On Fri, Jan 3, 2014 at 4:43 AM, Andreas Cadhalpun wrote:
> Hi,
>
> On 03.01.2014 10:16, Gaudenz Steinlin wrote:
>
>> Michael Gilbert <mgilb...@debian.org> writes:
>>>
>>> So, today I wrote init-select.  It's a small tool that empowers users
>>> to freely and simply choose among all of the available init systems.
>>> It also empowers Debian contributors to devote their energy toward
>>> their favorite init knowing that users can easily swap inits to try
>>> the new features they are working on.
>>
>>
>> IMO you are solving the wrong problem. Or how would you ensure that
>> while the user can easily switch the init system, when doing so half of
>> the daemons installed won't start because they don't support the
>> alternative. And if he switches back, the other half does not start
>> because the only support the other alternative. IMO the hard problem is
>> mostly about which systems must be supported by all packages.

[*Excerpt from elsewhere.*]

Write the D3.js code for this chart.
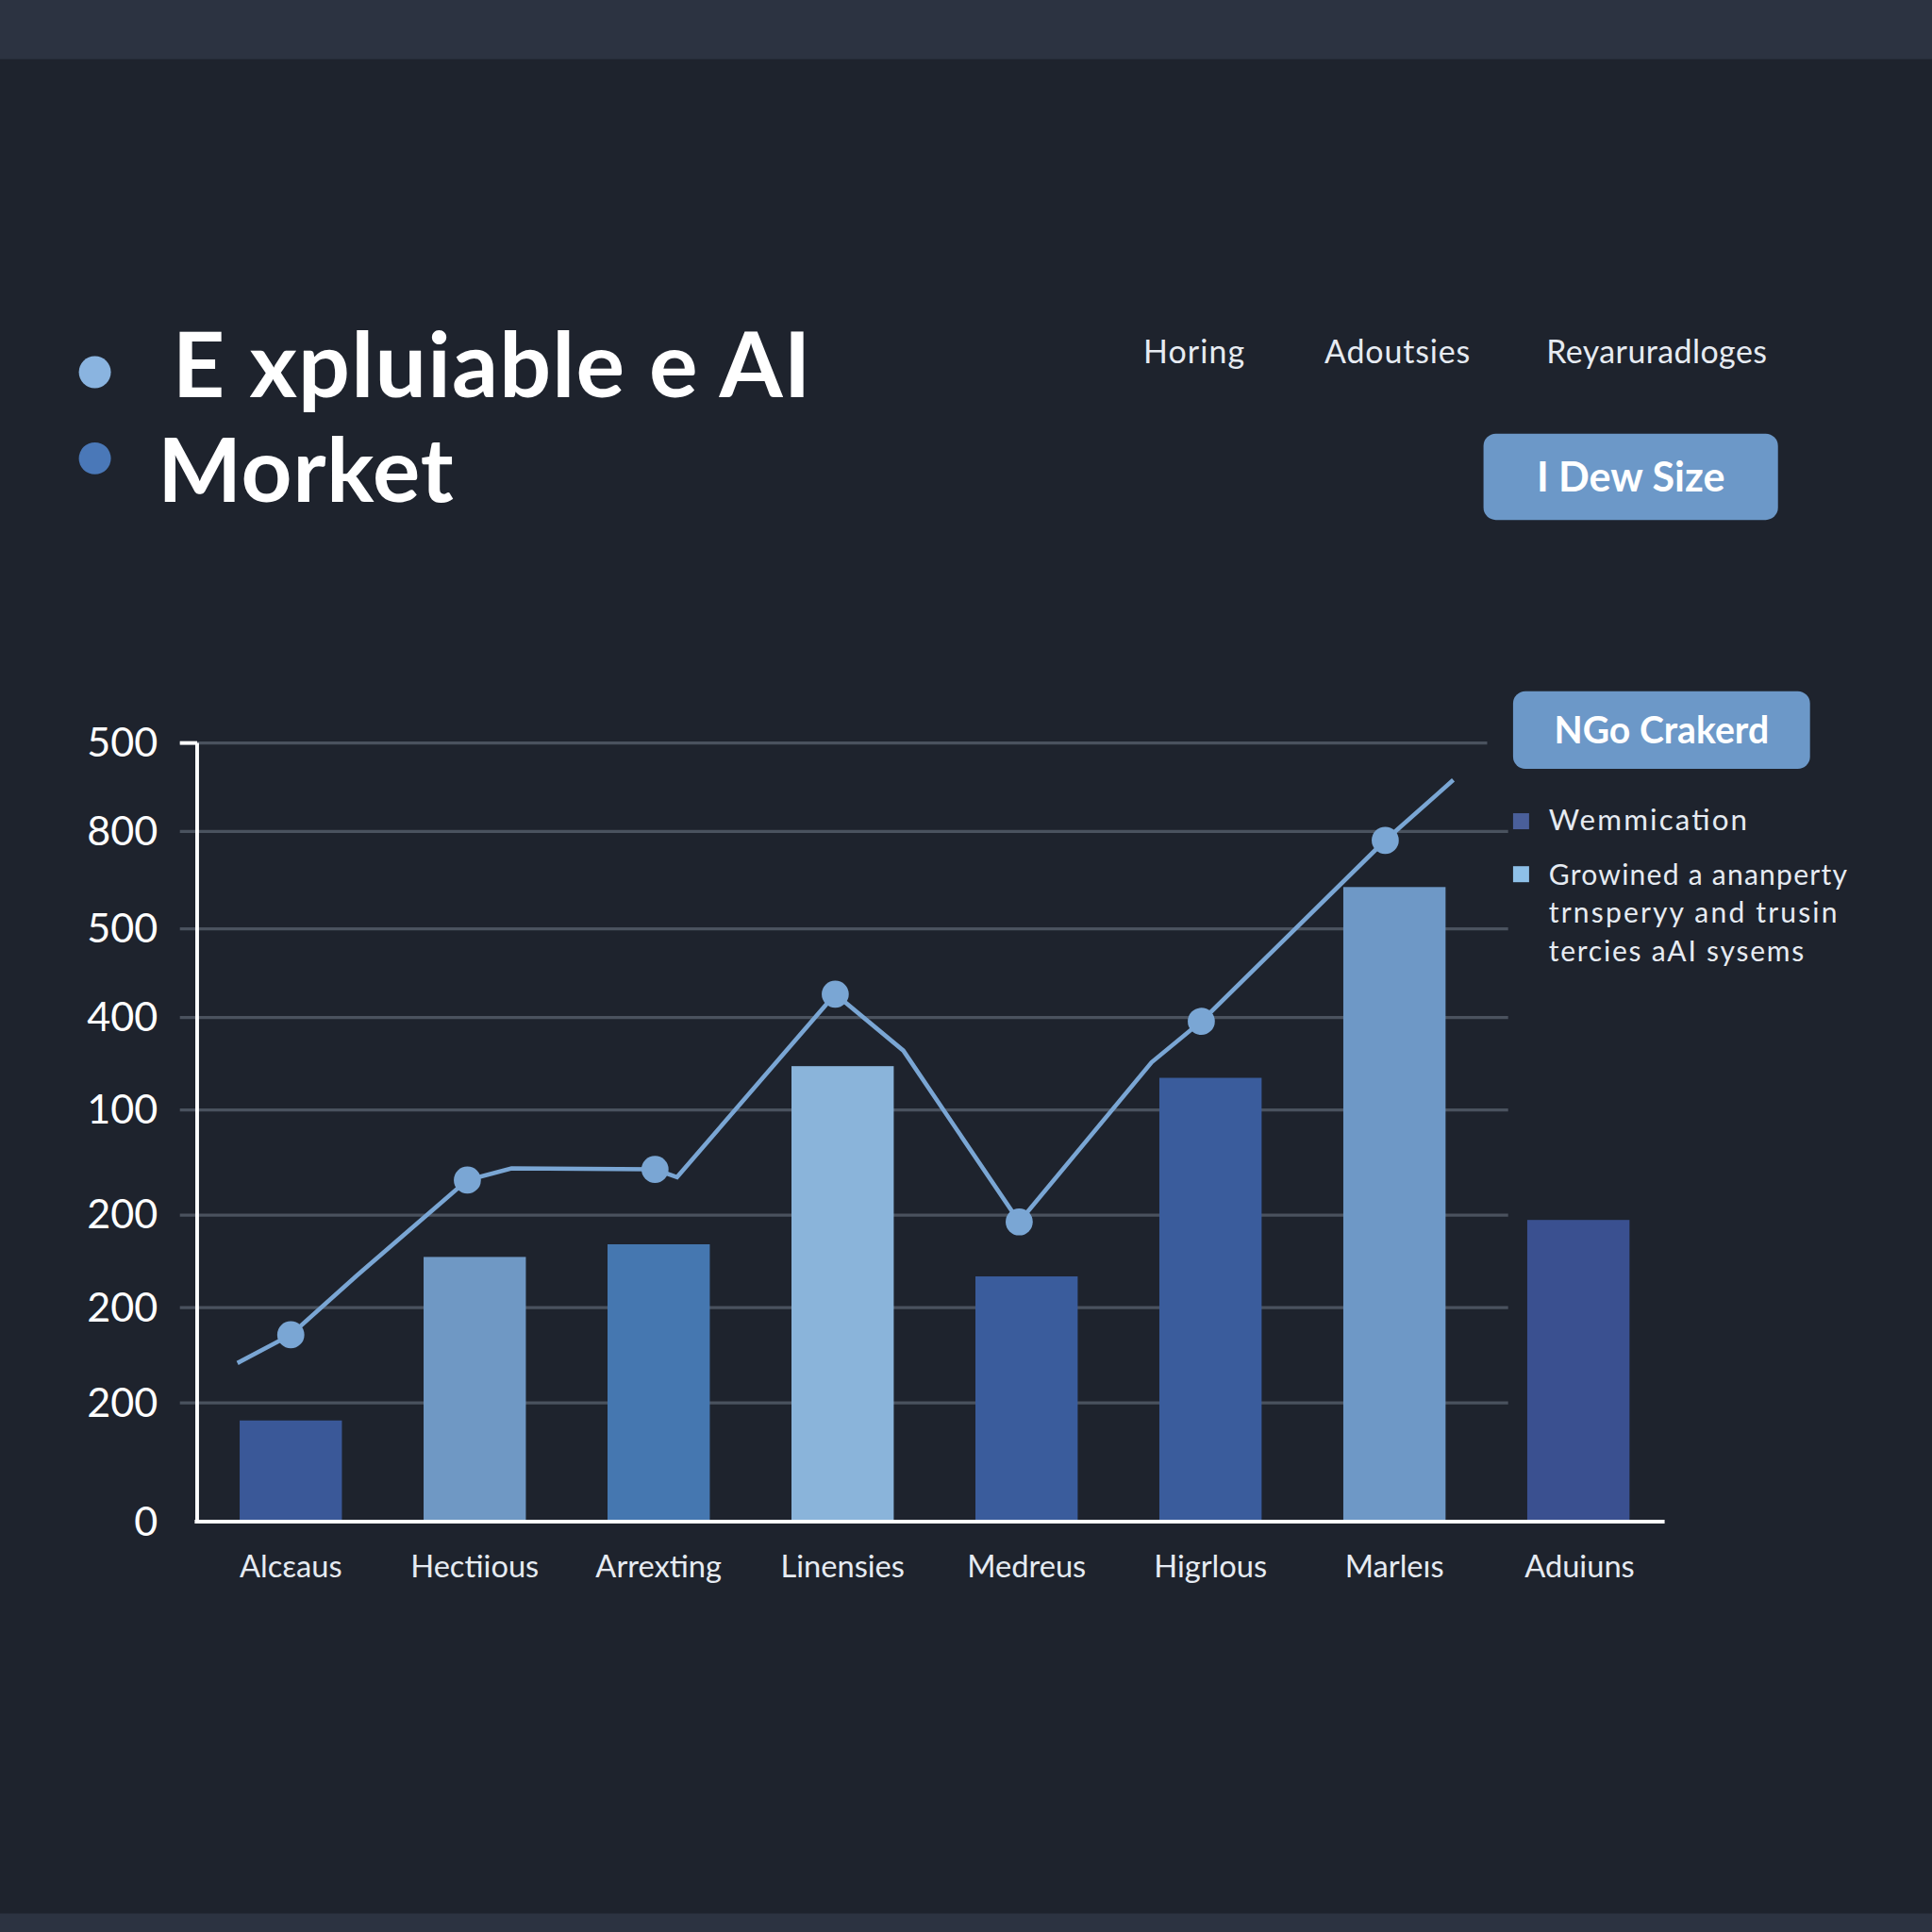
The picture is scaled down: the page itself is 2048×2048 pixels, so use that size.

>> init-select does not help to solve this.
>
>
> I think this would not be a problem (at least until jessie+1), because both
> systemd and upstart have a compatibility layer for sysvinit scripts, which
> all daemons have to provide according to policy.
>
> But I fail to see, why initsel would be better than:
> sudo apt-get install systemd-sysv/upstart/sysvinit-core

Because it makes it possible for all of them to coexist peacefully.
Right now all of those packages conflict with one-another.  Thus,
currently switching init systems that way can be a "scary" process for
the average user.

Finally, there is no way to select anything other than the default
init in during the installation process (note that init-select doesn't
currently implement that yet, but will be rather straightforward).